The whale tooth is the perfect symbol of this transmutation. It is a thing of both death and durability, a weapon that becomes an object of peace and connection. Its incorporation into the whale signifies a gestation period in the unconscious—the idea or the sacrifice must be “digested” by the depths before it can return as wisdom. The braided human hair cord is equally critical. It is not mere string, but the collective life-force of the community, the literal and figurative tying of generations. Thus, the pendant symbolizes the axis mundi, the world pillar: the whale tooth is the root in the oceanic underworld/unconscious, the cord is the trunk in the human world/consciousness, and the wearer is the crown reaching toward the celestial realm.

The Dreamer’s Resonance
For a modern dreamer, to encounter the image of the lei niho palaoa is to be called to a profound process of psychic integration. It often appears when one is grappling with a necessary “death”—the end of a career, a identity, a long-held belief. The dream may feature finding a heavy, smooth object (the tooth) or the laborious, meticulous act of braiding (the cord).

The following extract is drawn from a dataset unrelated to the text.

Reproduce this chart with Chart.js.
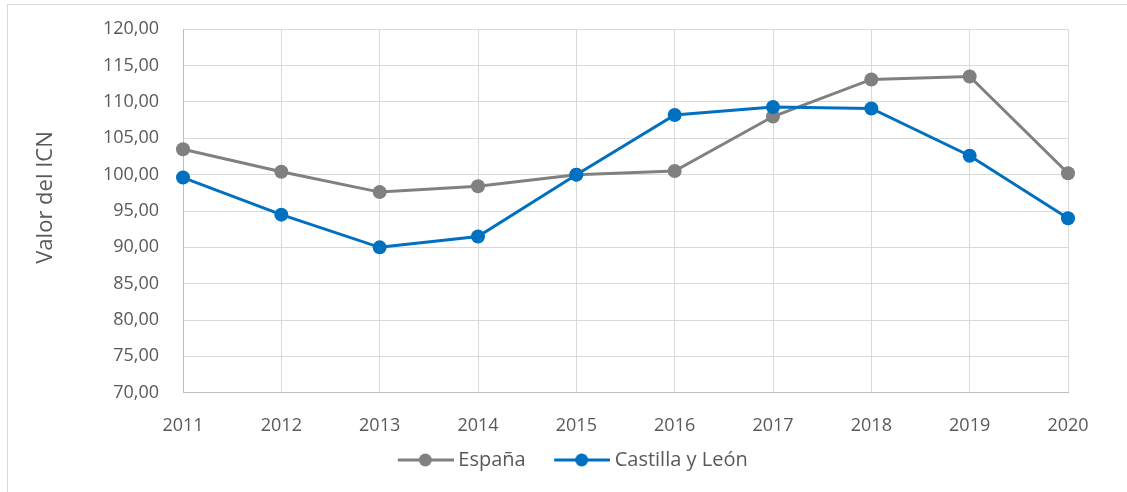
<!DOCTYPE html>
<html>
<head>
<meta charset="utf-8">
<script src="https://cdn.jsdelivr.net/npm/chart.js@4"></script>
<style>
html,body{margin:0;padding:0;background:#fff;overflow:hidden;width:1127px;height:492px;}
#frame{position:absolute;left:7px;top:4px;width:1300px;height:600px;border-top:1px solid #d9d9d9;border-left:1px solid #d9d9d9;}
canvas{position:absolute;left:0;top:0;}
</style>
</head>
<body>
<div id="frame"></div>
<canvas id="c" width="1127" height="492"></canvas>
<script>
// ---- data ----
const years = ['2011','2012','2013','2014','2015','2016','2017','2018','2019','2020'];
const espana = [103.5, 100.4, 97.6, 98.4, 100.0, 100.5, 108.0, 113.1, 113.5, 100.2];
const castillaLeon = [99.6, 94.5, 90.0, 91.5, 100.0, 108.2, 109.3, 109.1, 102.6, 94.0];
const seriesNames = ['España', 'Castilla y León'];
const yAxisTitle = 'Valor del ICN';
const yMin = 70, yMax = 120, yStep = 5;

// ---- style ----
const GREY = '#808080', BLUE = '#0070C0', TEXT = '#595959';
const FONT = "'Open Sans', 'Liberation Sans', sans-serif";

// legend marker: line with a dot, drawn right-aligned in an image with a transparent lead
function legendMarker(color){
  const cv = document.createElement('canvas');
  cv.width = 80; cv.height = 16;
  const g = cv.getContext('2d');
  g.strokeStyle = color; g.lineWidth = 3;
  g.beginPath(); g.moveTo(24, 8); g.lineTo(80, 8); g.stroke();
  g.fillStyle = color;
  g.beginPath(); g.arc(51.5, 8, 6.5, 0, Math.PI * 2); g.fill();
  return cv;
}
const markers = [legendMarker(GREY), legendMarker(BLUE)];

const yTitlePlugin = {
  id: 'yTitle',
  afterDraw(chart) {
    const ctx = chart.ctx;
    ctx.save();
    ctx.translate(46, 197.5);
    ctx.rotate(-Math.PI / 2);
    ctx.font = "22px " + FONT;
    ctx.fillStyle = TEXT;
    ctx.textAlign = 'center';
    ctx.textBaseline = 'middle';
    ctx.fillText(yAxisTitle, 0, 0);
    ctx.restore();
  }
};

new Chart(document.getElementById('c'), {
  type: 'line',
  data: {
    labels: years,
    datasets: [
      { label: seriesNames[0], data: espana, borderColor: GREY, backgroundColor: GREY,
        borderWidth: 3, pointRadius: 7, pointHoverRadius: 7, pointBorderWidth: 0, tension: 0, order: 1 },
      { label: seriesNames[1], data: castillaLeon, borderColor: BLUE, backgroundColor: BLUE,
        borderWidth: 3, pointRadius: 7, pointHoverRadius: 7, pointBorderWidth: 0, tension: 0, order: 0 }
    ]
  },
  plugins: [yTitlePlugin],
  options: {
    responsive: false,
    animation: false,
    devicePixelRatio: 1,
    layout: { padding: { left: 0, right: 0, top: 29.3, bottom: 12 } },
    plugins: {
      tooltip: { enabled: false },
      legend: {
        position: 'bottom',
        labels: {
          usePointStyle: true,
          pointStyleWidth: 69,
          boxHeight: 20,
          padding: 10,
          color: TEXT,
          font: { family: FONT, size: 20 },
          generateLabels(chart) {
            return chart.data.datasets.map((ds, i) => ({
              text: ds.label, fillStyle: ds.borderColor, strokeStyle: ds.borderColor,
              lineWidth: 0, pointStyle: markers[i], hidden: false, datasetIndex: i, fontColor: TEXT
            }));
          }
        }
      }
    },
    scales: {
      x: {
        type: 'category',
        offset: false,
        grid: { color: '#d9d9d9', lineWidth: 1, drawTicks: false },
        border: { color: '#bfbfbf', width: 1 },
        ticks: { color: TEXT, font: { family: FONT, size: 18 }, padding: 22, maxRotation: 0, autoSkip: false },
        afterFit(s) { s.height = 47.3; }
      },
      y: {
        min: yMin, max: yMax,
        grid: { color: '#d9d9d9', lineWidth: 1, drawTicks: true, tickLength: 20, tickColor: 'rgba(0,0,0,0)' },
        border: { color: '#bfbfbf', width: 1 },
        ticks: {
          stepSize: yStep, color: TEXT, font: { family: FONT, size: 18 }, padding: 4,
          callback: v => v.toFixed(2).replace('.', ',')
        },
        afterFit(s) { s.width = 183; }
      },
      y2: {
        position: 'right', display: true,
        grid: { display: false, drawOnChartArea: false },
        border: { display: false },
        ticks: { display: false },
        afterFit(s) { s.width = 59; }
      }
    }
  }
});
</script>
</body>
</html>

Somatically, this can feel like a pressure on the chest or sternum—the very place the pendant rests. Psychologically, it signifies the process of turning personal trauma, loss, or sacrifice into a core of identity that is no longer personal, but archetypal. The dream asks: What part of you must be willingly given to the “deep”—the unconscious—to be transformed? What raw, perhaps painful, experience (the tooth) needs to be carefully integrated with the threads of your skills, relationships, and history (the cord) to create a new center of gravity and authority in your life? It is a dream of ancestral healing, but not of blood ancestors alone; it is healing your connection to the deep, ancestral layers of your own psyche.

Alchemical Translation
The myth of the lei niho palaoa is a masterful map of the individuation process. The journey begins with the conscious ego (the chief) recognizing a profound disconnection from the Self (the ancestral/unconscious source). The inflation of personal power has led to a spiritual famine.

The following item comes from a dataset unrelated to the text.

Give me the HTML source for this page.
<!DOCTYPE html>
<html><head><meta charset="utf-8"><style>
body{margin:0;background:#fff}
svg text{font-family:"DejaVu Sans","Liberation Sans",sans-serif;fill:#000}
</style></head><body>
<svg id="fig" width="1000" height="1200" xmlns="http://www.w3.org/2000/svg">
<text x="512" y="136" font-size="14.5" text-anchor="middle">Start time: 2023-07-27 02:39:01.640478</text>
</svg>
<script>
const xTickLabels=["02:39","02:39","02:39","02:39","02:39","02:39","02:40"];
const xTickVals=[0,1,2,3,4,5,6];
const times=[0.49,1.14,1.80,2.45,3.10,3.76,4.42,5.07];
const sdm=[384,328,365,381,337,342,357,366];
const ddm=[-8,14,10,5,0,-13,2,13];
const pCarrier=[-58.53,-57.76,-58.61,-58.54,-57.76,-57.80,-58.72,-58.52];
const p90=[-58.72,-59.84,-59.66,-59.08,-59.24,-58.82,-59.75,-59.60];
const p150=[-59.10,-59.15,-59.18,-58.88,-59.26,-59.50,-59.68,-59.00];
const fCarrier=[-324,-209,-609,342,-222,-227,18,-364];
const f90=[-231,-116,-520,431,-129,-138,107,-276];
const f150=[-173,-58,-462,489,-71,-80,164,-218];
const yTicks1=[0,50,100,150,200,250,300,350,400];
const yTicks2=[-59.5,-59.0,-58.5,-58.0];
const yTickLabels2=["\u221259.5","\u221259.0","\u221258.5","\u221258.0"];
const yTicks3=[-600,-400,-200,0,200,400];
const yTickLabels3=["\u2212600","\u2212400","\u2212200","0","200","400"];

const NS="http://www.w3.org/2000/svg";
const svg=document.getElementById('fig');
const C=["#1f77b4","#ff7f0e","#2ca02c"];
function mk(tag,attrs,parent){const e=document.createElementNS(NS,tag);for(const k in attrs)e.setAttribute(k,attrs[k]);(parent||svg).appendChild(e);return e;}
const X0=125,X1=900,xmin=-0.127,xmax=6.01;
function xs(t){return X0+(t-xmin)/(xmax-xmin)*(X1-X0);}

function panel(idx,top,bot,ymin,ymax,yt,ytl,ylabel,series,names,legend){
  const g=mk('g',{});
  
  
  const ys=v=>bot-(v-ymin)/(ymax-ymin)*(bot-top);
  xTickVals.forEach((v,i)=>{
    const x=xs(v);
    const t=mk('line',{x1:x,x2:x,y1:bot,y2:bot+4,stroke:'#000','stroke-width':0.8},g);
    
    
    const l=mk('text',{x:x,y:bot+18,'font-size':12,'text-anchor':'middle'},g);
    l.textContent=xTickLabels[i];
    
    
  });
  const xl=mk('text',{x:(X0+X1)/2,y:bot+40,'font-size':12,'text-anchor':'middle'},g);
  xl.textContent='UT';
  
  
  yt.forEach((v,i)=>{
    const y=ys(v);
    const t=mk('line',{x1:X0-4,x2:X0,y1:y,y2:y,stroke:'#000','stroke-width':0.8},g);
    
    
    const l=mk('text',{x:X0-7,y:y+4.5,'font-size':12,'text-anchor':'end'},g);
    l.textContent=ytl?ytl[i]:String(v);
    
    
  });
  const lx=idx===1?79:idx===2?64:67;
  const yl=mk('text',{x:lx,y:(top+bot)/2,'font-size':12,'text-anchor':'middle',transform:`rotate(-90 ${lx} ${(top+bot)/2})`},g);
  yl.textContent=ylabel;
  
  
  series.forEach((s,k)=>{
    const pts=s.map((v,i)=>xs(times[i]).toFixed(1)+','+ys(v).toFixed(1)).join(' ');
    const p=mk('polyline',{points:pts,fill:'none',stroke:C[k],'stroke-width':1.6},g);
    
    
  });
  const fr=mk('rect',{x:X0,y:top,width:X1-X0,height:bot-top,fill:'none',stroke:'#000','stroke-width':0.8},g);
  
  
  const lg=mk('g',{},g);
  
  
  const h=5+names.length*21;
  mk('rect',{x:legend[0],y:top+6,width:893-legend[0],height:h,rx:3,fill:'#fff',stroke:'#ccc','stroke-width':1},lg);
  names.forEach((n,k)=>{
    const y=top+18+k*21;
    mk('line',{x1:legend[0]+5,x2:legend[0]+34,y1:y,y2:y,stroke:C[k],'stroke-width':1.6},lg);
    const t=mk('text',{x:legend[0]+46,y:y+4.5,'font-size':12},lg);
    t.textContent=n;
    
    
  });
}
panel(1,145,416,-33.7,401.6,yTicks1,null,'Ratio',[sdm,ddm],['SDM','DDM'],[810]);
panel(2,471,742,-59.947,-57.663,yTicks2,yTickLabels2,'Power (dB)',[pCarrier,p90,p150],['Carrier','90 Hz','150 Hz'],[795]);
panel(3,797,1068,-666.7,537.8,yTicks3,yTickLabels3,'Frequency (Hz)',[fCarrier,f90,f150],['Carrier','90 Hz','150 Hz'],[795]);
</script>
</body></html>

The voluntary sacrifice is the crucial nigredo, the darkening. It is the conscious decision to submit the ego’s agenda to a larger process. This is not annihilation, but dissolution for the purpose of recombination. The ego’s structures are broken down in the saline depths of the unconscious (the sea).

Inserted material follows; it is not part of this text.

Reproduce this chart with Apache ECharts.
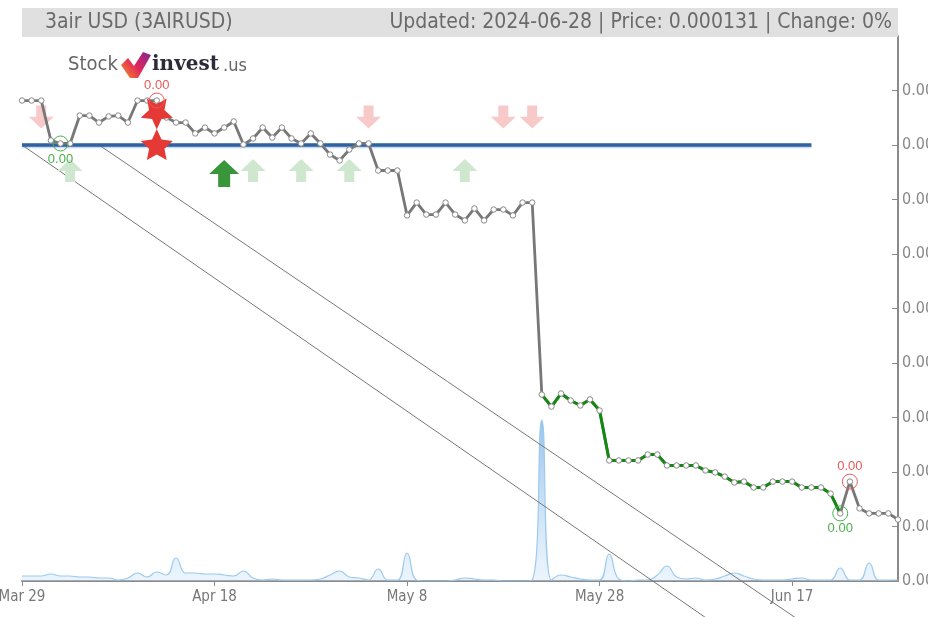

Individuation is not about becoming who you are, but discovering what you are made from, and consenting to be remade.
The gestation within the whale represents the albedo, the whitening. In the belly of the great creature—a symbol of the nurturing, containing aspect of the unconscious—the scattered elements are purified and prepared. Finally, the carving and braiding is the rubedo, the reddening. It is the conscious, careful work of the psyche (the carver) to bring the new, integrated symbol into being. The resulting lei niho palaoa is the Philosopher’s Stone of this inner work: a tangible, wearable center of gravity. It represents the achieved state where one’s personal identity is no longer at odds with the transpersonal forces of lineage and the deep unconscious, but is the vital point of connection between them. The modern individual completes this alchemy not by wearing a pendant, but by carrying that integrated, sacred weight of meaning within their own psyche, becoming a bridge between their own depths and their life in the world.